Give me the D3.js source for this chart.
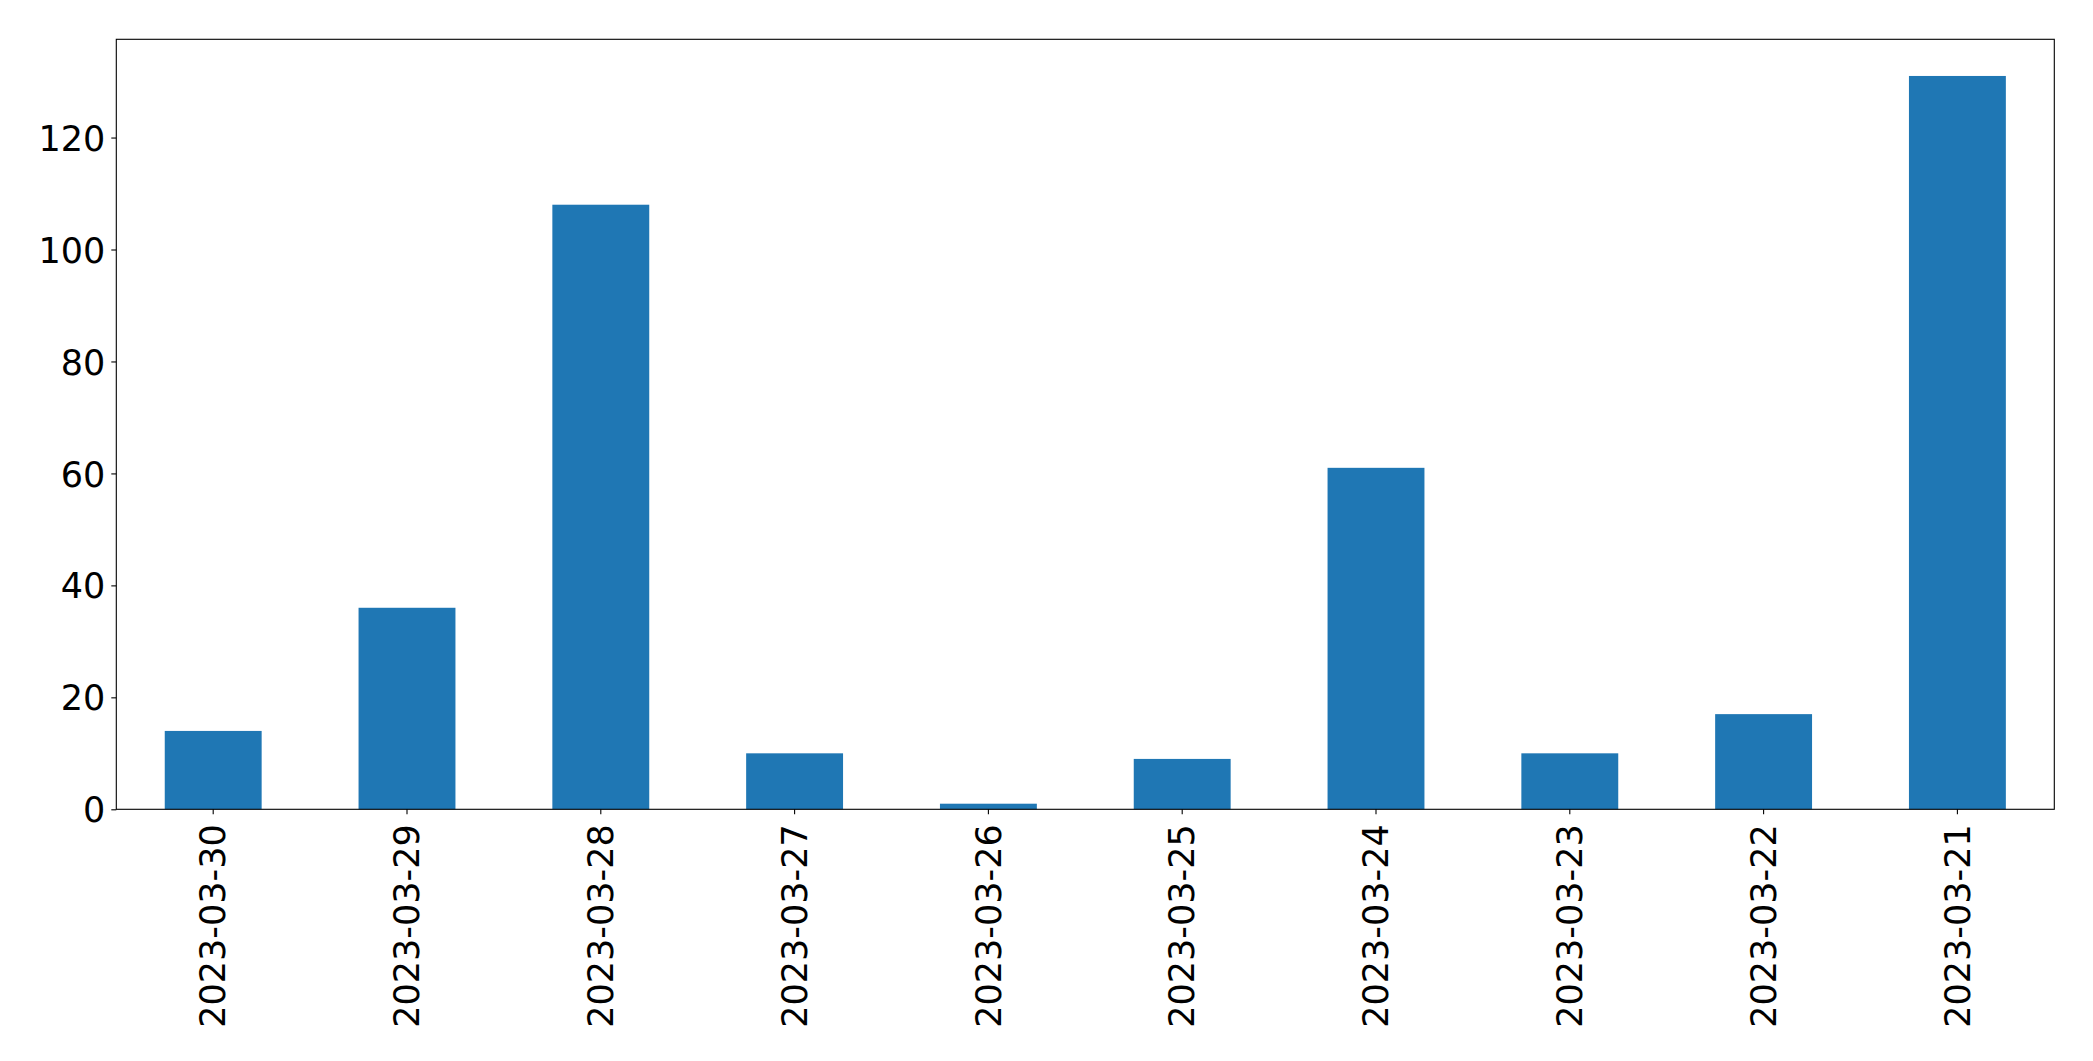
<!DOCTYPE html>
<html>
<head>
<meta charset="utf-8">
<script src="https://cdn.jsdelivr.net/npm/d3@7"></script>
<style>
  html, body { margin: 0; padding: 0; background: #fff; }
  svg { display: block; }
</style>
</head>
<body>
<svg id="chart" width="2093" height="1061"></svg>
<script>
const categories = ["2023-03-30","2023-03-29","2023-03-28","2023-03-27","2023-03-26","2023-03-25","2023-03-24","2023-03-23","2023-03-22","2023-03-21"];
const values = [14, 36, 108, 10, 1, 9, 61, 10, 17, 131];
const yTicks = [0, 20, 40, 60, 80, 100, 120];

const W = 2093, H = 1061;
const margin = {left: 116.3, top: 39.3, right: W - 2054.3, bottom: H - 809.3};
const iw = W - margin.left - margin.right;
const ih = H - margin.top - margin.bottom;
const svg = d3.select("#chart");
const g = svg.append("g").attr("transform", `translate(${margin.left},${margin.top})`);

const x = d3.scaleBand().domain(categories).range([0, iw]).paddingInner(0.5).paddingOuter(0.25);
const y = d3.scaleLinear().domain([0, d3.max(values) * 1.05]).range([ih, 0]);

g.selectAll("rect.bar").data(values).join("rect")
  .attr("class", "bar")
  .attr("x", (d, i) => x(categories[i]))
  .attr("width", x.bandwidth())
  .attr("y", d => y(d))
  .attr("height", d => y(0) - y(d))
  .attr("fill", "#1f77b4");

const font = "'DejaVu Sans', sans-serif";

const yAxis = g.append("g")
  .call(d3.axisLeft(y).tickValues(yTicks).tickSize(5).tickPadding(6).tickFormat(d3.format("d")));
yAxis.select(".domain").remove();
yAxis.selectAll("line").attr("stroke", "#000").attr("stroke-width", 1.1);
yAxis.selectAll("text").attr("font-family", font).attr("font-size", 35).attr("fill", "#000").attr("dy", "0.36em");

const xAxis = g.append("g").attr("transform", `translate(0,${ih})`)
  .call(d3.axisBottom(x).tickSize(5).tickPadding(0));
xAxis.select(".domain").remove();
xAxis.selectAll("line").attr("stroke", "#000").attr("stroke-width", 1.1);
xAxis.selectAll("text")
  .attr("font-family", font).attr("font-size", 35).attr("fill", "#000")
  .attr("text-anchor", "end")
  .attr("transform", "rotate(-90)")
  .attr("x", -15).attr("y", 0).attr("dy", "0.35em");

g.append("rect").attr("x", 0).attr("y", 0).attr("width", iw).attr("height", ih)
  .attr("fill", "none").attr("stroke", "#000").attr("stroke-width", 1.1);
</script>
</body>
</html>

What to do
Only lines that contain the word "chart" are wanted; copy each of them.

Correct answer
Give me the D3.js source for this chart.
<svg id="chart" width="2093" height="1061"></svg>
const svg = d3.select("#chart");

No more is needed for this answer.